Safaricom, which made Sh73.6 billion in net profits in the last financial year, which makes it more profitable than three of Kenya's top largest banks combined, has enjoyed near monopoly, raising concerns that it was abusing its market power. 

This saw exit of India-based investment Group Essar, which sold its yumobile brand to Safaricom in 2015 and exited on grounds that it could not compete here. Airtel, which has gone through various rebrands has on numerous occasions complained and even threatened to close shop in Kenya on grounds that the playing ground was skewed in favour of the market leader. 

The competition authority is now pushing to have third parties supply infrastructure. If this happens, then Safaricom's rivals may just be handed another fighting chance to eat into its market share.

CAK argues that from the very beginning, infrastructure provisions in the sector should have been separated from the mobile network operator.

"Primarily regulations should have been developed to ensure that third parties provide the infrastructure. Unfortunately, this did not happen," the regulator notes.

Closest rival

"It is with this reality that we opine regulations should be promulgated and enforced in regard to infrastructure sharing on commercial basis and incase of dispute, the sector regulator may act as the arbiter," CAK says.

Safaricom's market dominance date as far back as 2013 when its closest rival Airtel lodged complaints to the competition watchdog relating to restrictive agreements with its mobile money transfer agents (M-Pesa agents).

True to the complaint, CAK investigations established that Safaricom's mobile money transfer agreements with its agents had restrictive clauses that forbade selling, displaying or in any other manner promoting products and services of any entity in indirect or direct competition with Safaricom's M-Pesa services unless expressly permitted. It also barred exhibiting of Safaricom's branding together with that of its competitors.

The regulator says abuse of dominance was established due to the fact that the clauses prohibited M-Pesa agents from transacting in competing products whereas there was no significant investment made by Safaricom into the agents' businesses.

"Additionally, this restriction impeded M-Pesa agents, many of whom are small scale traders, from exploiting the full potential of cost incurred on rent, labour, electricity, among others," CAK explains.

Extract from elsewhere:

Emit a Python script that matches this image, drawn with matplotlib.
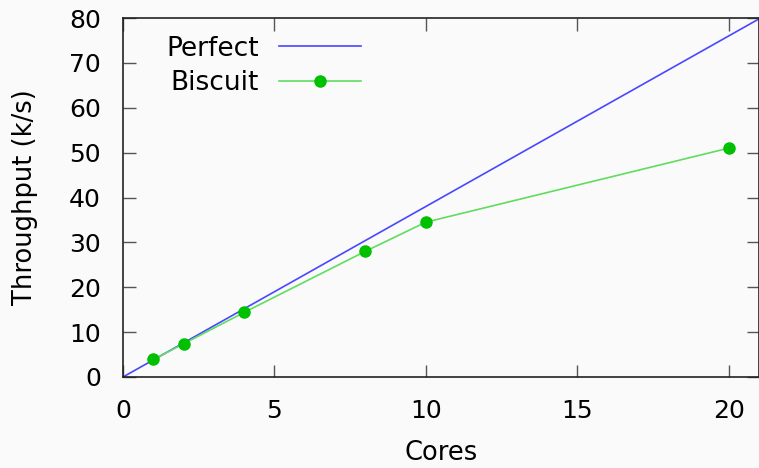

The competition authority ordered Safaricom to immediately expunge all restrictive clause in the deals This decision enabled an estimated 173,259 Safaricom agents to transact the mobile money transfer businesses for other service providers. This provided consumers with more options and reduced the time taken and distance travelled by clients.

"The authority has since conducted compliance checks which have indicated that agreements between Safaricom PLC and its agents are free of clauses limiting the agents from trading in products from Safaricom's competitors," the memorandum adds.

Safaricom's dominance 

But it is the mobile money business that Safaricom continues to dominate against its competitors, giving it a big edge in the market. 

In the mobile money segment Safaricom has a market position of 27.6 million M-pesa customers against Airtel's 3.4 million. Despite players including Airtel and Telkom gaining marginally in their market shares, Safaricom remains the big player.

Safaricom served a total of 39.1 million subscribers, followed by Airtel at 14.6 million, Telkom at 3.8 million, Equitel at 1.7 million and Jamii Telecom 0.16 million as December 2020.

A firm can get dominance via­ employment of innovation and efficiency (organic growth) relative to its rivals. In addition, a dominant position may be attained through acquisition of competitors.

Continuous investment in Research and Development and increase in capital expenditure may sustain this position. However, some dominant firms may sustain their positions through abuse. For example, through predatory trade practices, exclusive contracts, margin squeezes, discrimination, among others.

CAK notes that this situation may be exacerbated in a situation where a firm has significant market power.

The remedies provided under the Act for abuse of dominance are criminal and civil, which include fines, imprisonment of up to five years and restraining the undertaking or undertakings from engaging in that conduct.